Good Intentions Gone Awry?
No doubt there are some good intentions driving the new standards and tests.
But some of those intentions seem extraordinarily naïve. In an article from this week’s US News, chief architect of the Common Core David Coleman maintained that the new tests are so much better than the ones we’ve been using that, even if they demoralize teachers and frustrate parents, they will “redeem assessment” in their “hearts and minds.”
So, let’s see how that plays out:
Dear High School Parent,
For years, we’ve been telling you your child is bright and successful in school. But those tests sucked. Now, we’ve got new and better tests, and they have determined that your child is a failure. Enjoy the rest of your day!
Good intentions are not always what matter. In fact, they often blind.
When the last Great Big Education Innovation called No Child Left Behind descending on America’s beleaguered schools, the intention was to address a Crisis as well. That Crisis also had its very own Gap — not the Performance Gap, but the Achievement Gap.

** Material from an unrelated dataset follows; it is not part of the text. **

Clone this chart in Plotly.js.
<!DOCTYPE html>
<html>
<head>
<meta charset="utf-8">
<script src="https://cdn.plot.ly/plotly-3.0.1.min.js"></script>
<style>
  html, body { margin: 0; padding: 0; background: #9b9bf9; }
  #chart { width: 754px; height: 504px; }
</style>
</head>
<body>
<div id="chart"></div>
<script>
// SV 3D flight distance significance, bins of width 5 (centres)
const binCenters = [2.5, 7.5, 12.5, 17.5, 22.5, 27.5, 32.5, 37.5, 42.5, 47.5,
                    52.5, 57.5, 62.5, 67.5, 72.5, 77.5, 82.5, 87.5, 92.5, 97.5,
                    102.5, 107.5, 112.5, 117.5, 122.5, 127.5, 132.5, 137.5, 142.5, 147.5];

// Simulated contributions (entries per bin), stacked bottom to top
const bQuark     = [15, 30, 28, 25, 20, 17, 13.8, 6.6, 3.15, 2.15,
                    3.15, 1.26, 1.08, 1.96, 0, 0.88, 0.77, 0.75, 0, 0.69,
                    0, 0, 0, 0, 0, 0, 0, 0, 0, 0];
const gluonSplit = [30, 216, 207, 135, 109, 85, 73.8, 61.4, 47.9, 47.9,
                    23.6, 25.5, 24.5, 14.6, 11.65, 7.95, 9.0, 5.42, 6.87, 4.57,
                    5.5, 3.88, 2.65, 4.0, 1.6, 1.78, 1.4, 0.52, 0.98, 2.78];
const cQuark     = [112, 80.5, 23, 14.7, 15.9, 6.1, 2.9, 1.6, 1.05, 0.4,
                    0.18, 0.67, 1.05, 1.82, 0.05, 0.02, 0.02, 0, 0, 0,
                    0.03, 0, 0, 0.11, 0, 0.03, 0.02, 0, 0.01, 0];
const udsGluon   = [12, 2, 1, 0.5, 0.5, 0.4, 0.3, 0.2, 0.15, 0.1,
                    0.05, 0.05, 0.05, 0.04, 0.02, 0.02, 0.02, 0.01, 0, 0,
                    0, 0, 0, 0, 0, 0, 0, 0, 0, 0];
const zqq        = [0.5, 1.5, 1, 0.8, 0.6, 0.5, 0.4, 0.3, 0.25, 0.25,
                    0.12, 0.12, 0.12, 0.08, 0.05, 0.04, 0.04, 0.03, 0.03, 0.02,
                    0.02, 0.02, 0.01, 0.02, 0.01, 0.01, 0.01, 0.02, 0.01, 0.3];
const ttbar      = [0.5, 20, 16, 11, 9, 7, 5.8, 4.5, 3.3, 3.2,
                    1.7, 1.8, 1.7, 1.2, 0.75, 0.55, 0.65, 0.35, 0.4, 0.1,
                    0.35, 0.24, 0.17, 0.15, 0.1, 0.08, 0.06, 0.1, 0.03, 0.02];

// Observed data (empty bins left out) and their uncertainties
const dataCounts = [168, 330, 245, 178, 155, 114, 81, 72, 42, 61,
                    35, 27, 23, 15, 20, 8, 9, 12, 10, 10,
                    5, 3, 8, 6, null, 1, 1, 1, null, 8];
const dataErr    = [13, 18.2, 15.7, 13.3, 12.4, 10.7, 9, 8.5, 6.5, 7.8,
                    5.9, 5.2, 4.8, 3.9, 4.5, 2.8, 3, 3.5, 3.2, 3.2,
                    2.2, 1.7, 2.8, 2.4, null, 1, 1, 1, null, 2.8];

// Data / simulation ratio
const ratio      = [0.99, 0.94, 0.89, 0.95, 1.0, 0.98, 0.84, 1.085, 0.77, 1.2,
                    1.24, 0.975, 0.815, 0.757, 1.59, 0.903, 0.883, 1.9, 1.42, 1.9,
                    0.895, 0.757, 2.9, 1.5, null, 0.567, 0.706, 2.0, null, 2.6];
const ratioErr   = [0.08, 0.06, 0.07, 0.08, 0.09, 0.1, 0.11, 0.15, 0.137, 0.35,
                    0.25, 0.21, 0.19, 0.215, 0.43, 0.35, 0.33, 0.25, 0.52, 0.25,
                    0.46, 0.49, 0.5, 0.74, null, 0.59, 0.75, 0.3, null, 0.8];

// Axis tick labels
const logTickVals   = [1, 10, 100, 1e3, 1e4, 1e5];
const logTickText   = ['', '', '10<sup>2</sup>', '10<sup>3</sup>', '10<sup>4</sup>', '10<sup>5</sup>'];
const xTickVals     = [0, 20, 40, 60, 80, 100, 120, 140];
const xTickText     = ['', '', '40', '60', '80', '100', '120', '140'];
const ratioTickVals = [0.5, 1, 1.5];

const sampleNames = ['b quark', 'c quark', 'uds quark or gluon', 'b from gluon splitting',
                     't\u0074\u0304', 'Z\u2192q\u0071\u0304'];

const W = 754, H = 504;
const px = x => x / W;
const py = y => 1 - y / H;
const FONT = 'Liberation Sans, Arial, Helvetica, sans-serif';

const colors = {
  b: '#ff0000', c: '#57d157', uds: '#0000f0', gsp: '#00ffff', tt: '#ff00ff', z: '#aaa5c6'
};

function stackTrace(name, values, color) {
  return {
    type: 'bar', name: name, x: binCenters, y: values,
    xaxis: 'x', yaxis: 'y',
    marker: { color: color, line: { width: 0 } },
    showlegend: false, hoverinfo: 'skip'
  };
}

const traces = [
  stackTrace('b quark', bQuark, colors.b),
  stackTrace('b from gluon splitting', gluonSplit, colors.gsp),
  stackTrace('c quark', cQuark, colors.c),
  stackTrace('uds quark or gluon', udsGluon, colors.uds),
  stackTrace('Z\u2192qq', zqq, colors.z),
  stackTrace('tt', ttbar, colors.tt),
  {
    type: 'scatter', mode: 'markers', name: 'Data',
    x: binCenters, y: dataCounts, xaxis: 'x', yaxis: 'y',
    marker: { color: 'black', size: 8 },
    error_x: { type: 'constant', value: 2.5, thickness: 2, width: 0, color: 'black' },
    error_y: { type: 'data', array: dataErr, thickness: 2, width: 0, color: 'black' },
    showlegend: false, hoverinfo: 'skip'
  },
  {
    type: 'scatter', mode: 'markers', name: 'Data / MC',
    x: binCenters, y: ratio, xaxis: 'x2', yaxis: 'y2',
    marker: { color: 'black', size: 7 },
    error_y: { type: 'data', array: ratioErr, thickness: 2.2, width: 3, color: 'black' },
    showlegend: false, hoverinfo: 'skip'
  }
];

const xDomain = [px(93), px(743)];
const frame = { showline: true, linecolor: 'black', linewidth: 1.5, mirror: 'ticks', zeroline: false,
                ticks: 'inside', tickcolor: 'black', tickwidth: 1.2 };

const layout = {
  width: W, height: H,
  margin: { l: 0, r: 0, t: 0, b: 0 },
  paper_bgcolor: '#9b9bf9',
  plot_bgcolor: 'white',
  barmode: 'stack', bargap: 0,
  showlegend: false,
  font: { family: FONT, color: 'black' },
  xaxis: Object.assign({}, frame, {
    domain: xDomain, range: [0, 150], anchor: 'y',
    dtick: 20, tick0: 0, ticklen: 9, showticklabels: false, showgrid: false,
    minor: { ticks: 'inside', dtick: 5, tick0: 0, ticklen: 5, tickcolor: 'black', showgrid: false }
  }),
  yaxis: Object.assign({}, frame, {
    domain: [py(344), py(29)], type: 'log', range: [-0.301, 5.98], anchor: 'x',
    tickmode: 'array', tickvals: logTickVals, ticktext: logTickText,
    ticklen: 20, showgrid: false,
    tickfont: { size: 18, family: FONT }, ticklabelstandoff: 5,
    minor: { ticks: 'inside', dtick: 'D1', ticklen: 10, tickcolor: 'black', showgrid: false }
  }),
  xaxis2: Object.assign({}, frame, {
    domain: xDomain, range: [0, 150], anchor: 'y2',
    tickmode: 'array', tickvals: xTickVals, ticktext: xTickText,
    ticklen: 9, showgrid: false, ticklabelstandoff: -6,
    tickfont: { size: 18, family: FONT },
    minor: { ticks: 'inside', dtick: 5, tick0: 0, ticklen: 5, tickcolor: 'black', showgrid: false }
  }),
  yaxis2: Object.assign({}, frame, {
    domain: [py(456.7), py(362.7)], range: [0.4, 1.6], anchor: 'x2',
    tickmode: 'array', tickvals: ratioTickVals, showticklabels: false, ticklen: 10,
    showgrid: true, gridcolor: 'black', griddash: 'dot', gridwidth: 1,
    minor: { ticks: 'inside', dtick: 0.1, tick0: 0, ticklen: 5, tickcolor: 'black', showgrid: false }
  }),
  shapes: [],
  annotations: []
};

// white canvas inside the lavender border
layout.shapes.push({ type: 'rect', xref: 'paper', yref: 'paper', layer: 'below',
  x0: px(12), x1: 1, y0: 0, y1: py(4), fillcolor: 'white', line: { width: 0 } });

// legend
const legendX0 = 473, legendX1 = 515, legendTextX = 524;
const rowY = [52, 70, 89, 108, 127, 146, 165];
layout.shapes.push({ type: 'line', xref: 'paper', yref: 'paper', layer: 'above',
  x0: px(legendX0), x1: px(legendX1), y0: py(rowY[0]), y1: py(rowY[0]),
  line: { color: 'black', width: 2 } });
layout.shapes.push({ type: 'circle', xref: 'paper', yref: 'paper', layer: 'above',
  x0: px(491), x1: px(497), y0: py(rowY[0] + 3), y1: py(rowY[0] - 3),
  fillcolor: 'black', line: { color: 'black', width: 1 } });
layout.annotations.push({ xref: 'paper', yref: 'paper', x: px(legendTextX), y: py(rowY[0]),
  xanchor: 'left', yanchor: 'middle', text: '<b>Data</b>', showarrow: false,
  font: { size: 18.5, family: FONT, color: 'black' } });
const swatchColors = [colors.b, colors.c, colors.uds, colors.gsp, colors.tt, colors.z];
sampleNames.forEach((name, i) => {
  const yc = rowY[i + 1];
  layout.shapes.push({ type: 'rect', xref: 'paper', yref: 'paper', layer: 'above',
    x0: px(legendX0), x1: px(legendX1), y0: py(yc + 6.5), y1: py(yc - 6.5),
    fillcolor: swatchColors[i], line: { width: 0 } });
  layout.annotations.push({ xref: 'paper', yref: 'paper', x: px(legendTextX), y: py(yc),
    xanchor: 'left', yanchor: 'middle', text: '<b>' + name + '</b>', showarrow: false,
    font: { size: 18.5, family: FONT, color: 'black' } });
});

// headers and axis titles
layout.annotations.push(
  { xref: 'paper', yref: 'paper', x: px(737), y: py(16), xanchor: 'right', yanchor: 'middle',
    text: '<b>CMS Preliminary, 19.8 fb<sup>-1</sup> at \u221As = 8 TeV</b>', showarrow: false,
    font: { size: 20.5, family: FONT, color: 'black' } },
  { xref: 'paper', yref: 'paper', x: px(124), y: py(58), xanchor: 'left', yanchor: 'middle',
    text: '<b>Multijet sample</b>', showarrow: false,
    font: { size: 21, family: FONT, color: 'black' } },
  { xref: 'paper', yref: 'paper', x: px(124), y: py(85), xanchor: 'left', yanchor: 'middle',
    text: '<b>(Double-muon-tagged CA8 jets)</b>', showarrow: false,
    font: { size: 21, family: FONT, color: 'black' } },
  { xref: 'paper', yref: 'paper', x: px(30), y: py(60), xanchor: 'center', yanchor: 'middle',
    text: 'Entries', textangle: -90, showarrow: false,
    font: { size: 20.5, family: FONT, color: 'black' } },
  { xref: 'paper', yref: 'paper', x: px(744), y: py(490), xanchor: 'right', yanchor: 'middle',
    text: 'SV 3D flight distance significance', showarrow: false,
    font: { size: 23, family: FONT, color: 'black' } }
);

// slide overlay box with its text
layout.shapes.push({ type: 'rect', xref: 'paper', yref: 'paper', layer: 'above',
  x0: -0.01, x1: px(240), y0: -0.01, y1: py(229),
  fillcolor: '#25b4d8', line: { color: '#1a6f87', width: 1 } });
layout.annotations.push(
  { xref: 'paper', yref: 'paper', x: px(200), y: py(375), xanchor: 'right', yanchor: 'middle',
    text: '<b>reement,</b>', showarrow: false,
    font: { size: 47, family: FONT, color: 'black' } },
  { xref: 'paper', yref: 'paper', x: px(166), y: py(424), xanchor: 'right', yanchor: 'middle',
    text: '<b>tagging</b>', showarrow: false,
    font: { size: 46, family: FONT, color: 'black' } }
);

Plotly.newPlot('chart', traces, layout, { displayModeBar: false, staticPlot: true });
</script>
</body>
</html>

NCLB was supposed to close the Achievement Gap, but it’s now widely understood that the whole enterprise was an utter failure. The best that NCLB proponents can offer is that it “woke the country” to the stark differences between the academic attainment of African American and Hispanic school children and their white and Asian peers.
But years of results from the National Assessment of Education Progress had already revealed those differences, and anyone who needed “awakening” then has doubtless fallen back into slumbers as the country has drifted further and further into a vast sea of segregated schools and education inequality.
So now one crisis-prompted experiment on the nation’s school children is leading to another.
One wonders, when will Americans — after being shocked into concern about an Achievement Gap and cattle-prodded to address a Performance Gap — tire of crisis language and notice that the real problem is that political leaders and “experts” in charge of education policy have a Credibility Gap?